Maria Campaniça
Celina Nobre
No ciclo eterno
No ciclo eterno das mudáveis coisas
Novo inverno após novo outono volve
À diferente terra
Com a mesma maneira.
Porém a mim nem me acha diferente
Nem diferente deixa-me fechado
Na clausura maligna
Da índole indecisa.
Presa da pálida fatalidade
De não mudar-me, me infiel renovo
Aos propósitos mudos
Morituros e infindos.
Ricardo Reis
No Outono o sol dorme mais cedo. Cansado recolhe. Castanhas aconchegam-se, em caixas de madeira, e caminham em direcção à Feira de Castro. Onde moram outras tabancas que vendem vergas, barros, agasalhos e haveres vários, para a Invernia que, no ciclo eterno das mutáveis coisas, irá acontecer. As formigas de asa chegam sempre antecipadamente. Marcando o inevitável encontro com o devir.
As árvores despem-se de folhas. Das desnecessárias. Sobra a raiz que, de pé, as mantém. E nós caminhamos, cabisbaixos, sobre essas folhas velhas e gastas na expectativa das primaveras. Adiadas. Desviadas. Talvez utopias. Soubéssemos, nós vestir algo aconchegante. Aprendêssemos, agora, a apreciar o amarelado cinzento dos dias curtos e a sinfonia perfeita duma chuva ansiada.
Antes do que o tempo dita, usufruiríamos do crepitar da lenha de azinho a aquecer-nos a alma e o inverno apenas chegaria. Sem sobressaltos. E seria belo. Apenas.

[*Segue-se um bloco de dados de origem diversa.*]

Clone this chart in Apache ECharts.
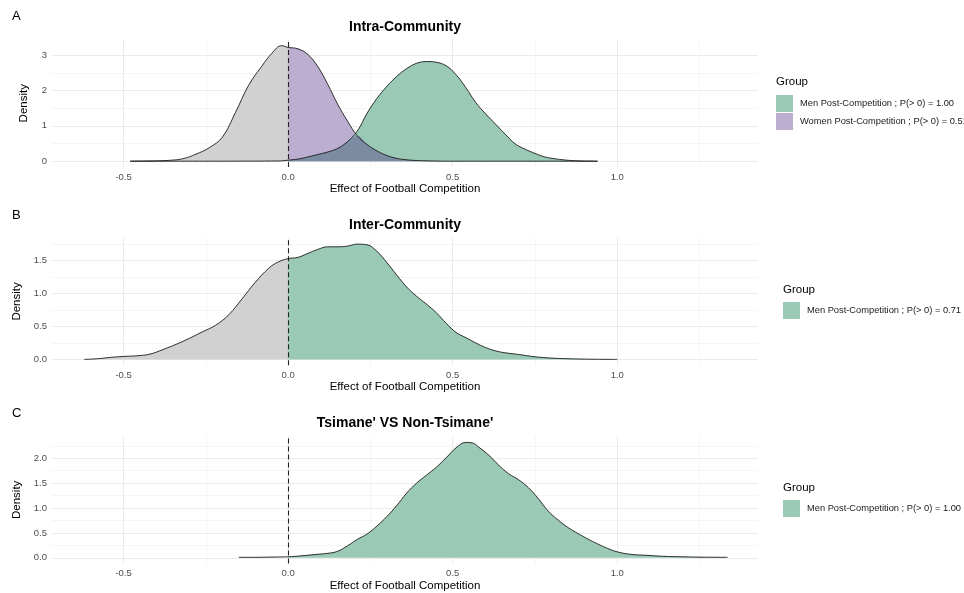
<!DOCTYPE html>
<html>
<head>
<meta charset="utf-8">
<script src="https://cdn.jsdelivr.net/npm/echarts@6/dist/echarts.min.js"></script>
<style>
    html, body {margin: 0; padding: 0; background: #fff;}
    #chart {width: 964px; height: 593px;}
</style>
</head>
<body>
<div id="chart"></div>
<script>
// x axis shared by all panels
var xTicks = [-0.5, 0, 0.5, 1.0]
var xMinorTicks = [-0.25, 0.25, 0.75, 1.25]
var xRange = [-0.7175, 1.4275]

// A: Intra-Community
var xA = [-0.48, -0.44, -0.40, -0.36, -0.32, -0.28, -0.24, -0.20, -0.16, -0.12, -0.08, -0.05, -0.02, 0.00,
    0.03, 0.06, 0.09, 0.12, 0.15, 0.18, 0.21, 0.24, 0.27, 0.30, 0.33, 0.36, 0.39, 0.42, 0.45, 0.48,
    0.51, 0.54, 0.57, 0.60, 0.63, 0.66, 0.69, 0.72, 0.75, 0.78, 0.81, 0.84, 0.88, 0.94]
var womenA = [0, 0.005, 0.01, 0.025, 0.07, 0.2, 0.38, 0.68, 1.38, 2.15, 2.69, 3.05, 3.27, 3.22,
    3.18, 3.02, 2.68, 2.18, 1.62, 1.14, 0.72, 0.47, 0.29, 0.16, 0.08, 0.04, 0.02, 0.01, 0.005, 0,
    0, 0, 0, 0, 0, 0, 0, 0, 0, 0, 0, 0, 0, 0]
var menA = [0, 0, 0, 0, 0, 0, 0, 0, 0.001, 0.002, 0.003, 0.005, 0.01, 0.03,
    0.06, 0.12, 0.19, 0.26, 0.36, 0.55, 0.85, 1.36, 1.78, 2.12, 2.40, 2.62, 2.77, 2.82, 2.80, 2.70,
    2.45, 2.08, 1.66, 1.34, 1.05, 0.76, 0.49, 0.34, 0.22, 0.12, 0.07, 0.035, 0.01, 0]
var yTicksA = [0, 1, 2, 3]
var yMinorA = [0.5, 1.5, 2.5]
var yRangeA = [-0.164, 3.444]

// B: Inter-Community
var xB = [-0.62, -0.58, -0.54, -0.50, -0.46, -0.42, -0.38, -0.34, -0.30, -0.26, -0.22, -0.18, -0.14, -0.10, -0.06,
    -0.03, 0.00, 0.03, 0.06, 0.09, 0.12, 0.15, 0.18, 0.21, 0.24, 0.27, 0.30, 0.33, 0.36, 0.39, 0.42, 0.45,
    0.48, 0.51, 0.54, 0.57, 0.60, 0.63, 0.66, 0.70, 0.75, 0.80, 0.85, 0.92, 1.00]
var menB = [0, 0.01, 0.03, 0.045, 0.055, 0.08, 0.15, 0.23, 0.32, 0.42, 0.52, 0.68, 0.92, 1.17, 1.38,
    1.48, 1.53, 1.55, 1.61, 1.67, 1.71, 1.71, 1.72, 1.75, 1.74, 1.64, 1.47, 1.28, 1.10, 0.96, 0.84, 0.71,
    0.55, 0.41, 0.33, 0.25, 0.18, 0.13, 0.10, 0.075, 0.04, 0.02, 0.01, 0.003, 0]
var yTicksB = [0, 0.5, 1.0, 1.5]
var yMinorB = [0.25, 0.75, 1.25, 1.75]
var yRangeB = [-0.088, 1.848]

// C: Tsimane' VS Non-Tsimane'
var xC = [-0.15, -0.10, -0.05, 0.00, 0.04, 0.08, 0.12, 0.15, 0.18, 0.21, 0.24, 0.27, 0.30, 0.33, 0.36,
    0.39, 0.42, 0.45, 0.48, 0.51, 0.54, 0.56, 0.58, 0.61, 0.64, 0.67, 0.70, 0.73, 0.76, 0.79, 0.82,
    0.85, 0.88, 0.91, 0.94, 0.97, 1.00, 1.04, 1.09, 1.14, 1.20, 1.27, 1.335]
var menC = [0.01, 0.01, 0.015, 0.02, 0.04, 0.065, 0.09, 0.13, 0.24, 0.37, 0.48, 0.64, 0.83, 1.05, 1.30,
    1.50, 1.66, 1.82, 2.01, 2.21, 2.32, 2.31, 2.22, 2.06, 1.86, 1.69, 1.57, 1.41, 1.19, 0.94, 0.76,
    0.61, 0.49, 0.38, 0.28, 0.19, 0.12, 0.07, 0.05, 0.03, 0.02, 0.012, 0.01]
var yTicksC = [0, 0.5, 1.0, 1.5, 2.0]
var yMinorC = [0.25, 0.75, 1.25, 1.75, 2.25]
var yRangeC = [-0.1165, 2.4465]

var menA_name = 'Men Post-Competition ; P(> 0) = 1.00'
var womenA_name = 'Women Post-Competition ; P(> 0) = 0.51'
var menB_name = 'Men Post-Competition ; P(> 0) = 0.71'
var menC_name = 'Men Post-Competition ; P(> 0) = 1.00'

var GREEN = '#9AC9B5', PURPLE = '#BBAED1', GRAY = '#D1D1D1', OVERLAP = '#7B8CA2'
var GRID_COLOR = '#EBEBEB'

function pairs(x, y, side) {
    var out = []
    for (var i = 0; i < x.length; i++) {
        if (side == 'neg' && x[i] > 0) continue
        if (side == 'pos' && x[i] < 0) continue
        out.push([x[i], y[i]])
    }
    return out
}

var grids = [], xAxes = [], yAxes = [], series = []

function areaSeries(idx, name, data, color, z) {
    return {
        name: name, type: 'line', xAxisIndex: idx * 2, yAxisIndex: idx * 2,
        data: data, smooth: 0.4, showSymbol: false, silent: true, z: z,
        itemStyle: {color: color},
        lineStyle: {width: 0, color: color},
        areaStyle: {color: color, opacity: 1}
    }
}

function outlineSeries(idx, data, withVline) {
    var s = {
        type: 'line', xAxisIndex: idx * 2, yAxisIndex: idx * 2,
        data: data, smooth: 0.4, showSymbol: false, silent: true, z: 6,
        lineStyle: {width: 0.9, color: '#1A1A1A'}
    }
    if (withVline) {
        s.markLine = {
            silent: true, symbol: 'none', z: 7,
            label: {show: false},
            lineStyle: {type: [5, 3], color: '#222222', width: 1.1},
            data: [{xAxis: 0}]
        }
    }
    return s
}

function addPanel(idx, top, yTicks, yMinor, yRange, digits) {
    grids.push({left: 52, width: 706, top: top, height: 127.5})
    // major x axis with labels
    xAxes.push({
        type: 'value', gridIndex: idx, min: xRange[0], max: xRange[1], position: 'bottom',
        axisLine: {show: false, onZero: false},
        axisTick: {show: false, customValues: xTicks},
        axisLabel: {
            customValues: xTicks, color: '#4D4D4D', fontSize: 9.5, margin: 5,
            formatter: function (v) { return v.toFixed(1) }
        },
        splitLine: {show: true, lineStyle: {color: GRID_COLOR, width: 1}},
        name: 'Effect of Football Competition', nameLocation: 'middle', nameGap: 16,
        nameTextStyle: {fontSize: 11.5, color: '#000'}
    })
    // minor x grid lines
    xAxes.push({
        type: 'value', gridIndex: idx, min: xRange[0], max: xRange[1], position: 'bottom',
        axisLine: {show: false, onZero: false},
        axisTick: {show: false, customValues: xMinorTicks},
        axisLabel: {show: false},
        splitLine: {show: true, lineStyle: {color: GRID_COLOR, width: 0.5}}
    })
    yAxes.push({
        type: 'value', gridIndex: idx, min: yRange[0], max: yRange[1], position: 'left',
        axisLine: {show: false, onZero: false},
        axisTick: {show: false, customValues: yTicks},
        axisLabel: {
            customValues: yTicks, color: '#4D4D4D', fontSize: 9.5, margin: 5,
            formatter: function (v) { return v.toFixed(digits) }
        },
        splitLine: {show: true, lineStyle: {color: GRID_COLOR, width: 1}},
        name: 'Density', nameLocation: 'middle', nameGap: 22,
        nameTextStyle: {fontSize: 11.5, color: '#000'}
    })
    yAxes.push({
        type: 'value', gridIndex: idx, min: yRange[0], max: yRange[1], position: 'left',
        axisLine: {show: false, onZero: false},
        axisTick: {show: false, customValues: yMinor},
        axisLabel: {show: false},
        splitLine: {show: true, lineStyle: {color: GRID_COLOR, width: 0.5}}
    })
}

addPanel(0, 39.5, yTicksA, yMinorA, yRangeA, 0)
addPanel(1, 237.7, yTicksB, yMinorB, yRangeB, 1)
addPanel(2, 436.1, yTicksC, yMinorC, yRangeC, 1)

// overlap of the two positive parts in A
var overlapA = []
for (var i = 0; i < xA.length; i++) {
    if (xA[i] >= 0) overlapA.push([xA[i], Math.min(womenA[i], menA[i])])
}

// panel A
series.push(areaSeries(0, 'negA1', pairs(xA, womenA, 'neg'), GRAY, 2))
series.push(areaSeries(0, 'negA2', pairs(xA, menA, 'neg'), GRAY, 2))
series.push(areaSeries(0, womenA_name, pairs(xA, womenA, 'pos'), PURPLE, 3))
series.push(areaSeries(0, menA_name, pairs(xA, menA, 'pos'), GREEN, 4))
series.push(areaSeries(0, 'overlapA', overlapA, OVERLAP, 5))
series.push(outlineSeries(0, pairs(xA, womenA), false))
series.push(outlineSeries(0, pairs(xA, menA), true))
// panel B
series.push(areaSeries(1, 'negB', pairs(xB, menB, 'neg'), GRAY, 2))
series.push(areaSeries(1, menB_name, pairs(xB, menB, 'pos'), GREEN, 4))
series.push(outlineSeries(1, pairs(xB, menB), true))
// panel C
series.push(areaSeries(2, 'negC', pairs(xC, menC, 'neg'), GRAY, 2))
series.push(areaSeries(2, menC_name + ' ', pairs(xC, menC, 'pos'), GREEN, 4))
series.push(outlineSeries(2, pairs(xC, menC), true))

function legend(left, top, items) {
    return {
        left: left, top: top, orient: 'vertical', padding: 0,
        itemWidth: 17, itemHeight: 17, itemGap: 1, icon: 'rect',
        selectedMode: false,
        itemStyle: {borderWidth: 0},
        textStyle: {fontSize: 9.3, color: '#1A1A1A', padding: [0, 0, 0, 2]},
        data: items
    }
}

function label(text, x, y, size, bold, align) {
    return {
        type: 'text', x: x, y: y, silent: true,
        style: {
            text: text, fill: '#000', font: (bold ? 'bold ' : '') + size + 'px "Liberation Sans"',
            textAlign: align || 'left', textVerticalAlign: 'middle'
        }
    }
}

var chart = echarts.init(document.getElementById('chart'), null, {renderer: 'canvas'})
chart.setOption({
    animation: false,
    backgroundColor: '#fff',
    textStyle: {fontFamily: 'Liberation Sans'},
    grid: grids,
    xAxis: xAxes,
    yAxis: yAxes,
    legend: [
        legend(776, 95, [
            {name: menA_name, itemStyle: {color: GREEN}},
            {name: womenA_name, itemStyle: {color: PURPLE}}
        ]),
        legend(783, 302, [{name: menB_name, itemStyle: {color: GREEN}}]),
        legend(783, 500, [{name: menC_name + ' ', itemStyle: {color: GREEN}}])
    ],
    graphic: [
        label('A', 12, 16, 13, false),
        label('B', 12, 215, 13, false),
        label('C', 12, 413, 13, false),
        label('Intra-Community', 405, 27, 14, true, 'center'),
        label('Inter-Community', 405, 225, 14, true, 'center'),
        label("Tsimane' VS Non-Tsimane'", 405, 423, 14, true, 'center'),
        label('Group', 776, 82, 11.5, false),
        label('Group', 783, 290, 11.5, false),
        label('Group', 783, 488, 11.5, false)
    ],
    series: series
})
</script>
</body>
</html>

No espelho dos dias, já só vemos figos secos. Enrugados. Cansados, de serem flor, resignaram-se a essa condição. Sem caixa, nem à venda, numa qualquer feira do Sul, impõem-se agora, num espelho, cada vez mais embaciado, mas persistente, que nos relembra – de forma permanente – que, a seguir ao Outono, o Inverno acontece. Inevitável. Duro e trágico.
Antevendo tempestades, recolhemos, ao sol-posto de nós próprios, com angústia. Temendo não ter a coragem necessária para enfrentar a intempérie. Ao de cima vêm todas as fragilidades. Até as que sazonalmente nos afligiam, apenas na primavera/verão, causando espirros e corrimento nasal. Porque somos assim. Medrosos. Dramáticos. Inseguros. E vulneráveis. Mesmo às estações do ano. Baralhando-as. Até.
Que na próxima semana, em pleno Outono, quando completar 56 anos, que a clausura maligna da minha índole indecisa – da qual padeço em demasia – não me deixe refém e presa da pálida fatalidade de não me mudar. Ou melhor: de não me continuar. Porque no devir das estações há propósitos que são eternos e infindáveis. A esses agarremo-nos firmemente, aligeirando a bagagem, mandando os espelhos à fava, persistindo e florescendo. Em todas as estações. Das que somos, indubitavelmente, feitos.
E quando, finalmente, o inverno chegar, que cubra de neve todos os campos. E a nós. Transformando-nos em anjos com espinha dorsal.
– Acredito que, noutra qualquer dimensão, continuará a ser relevante.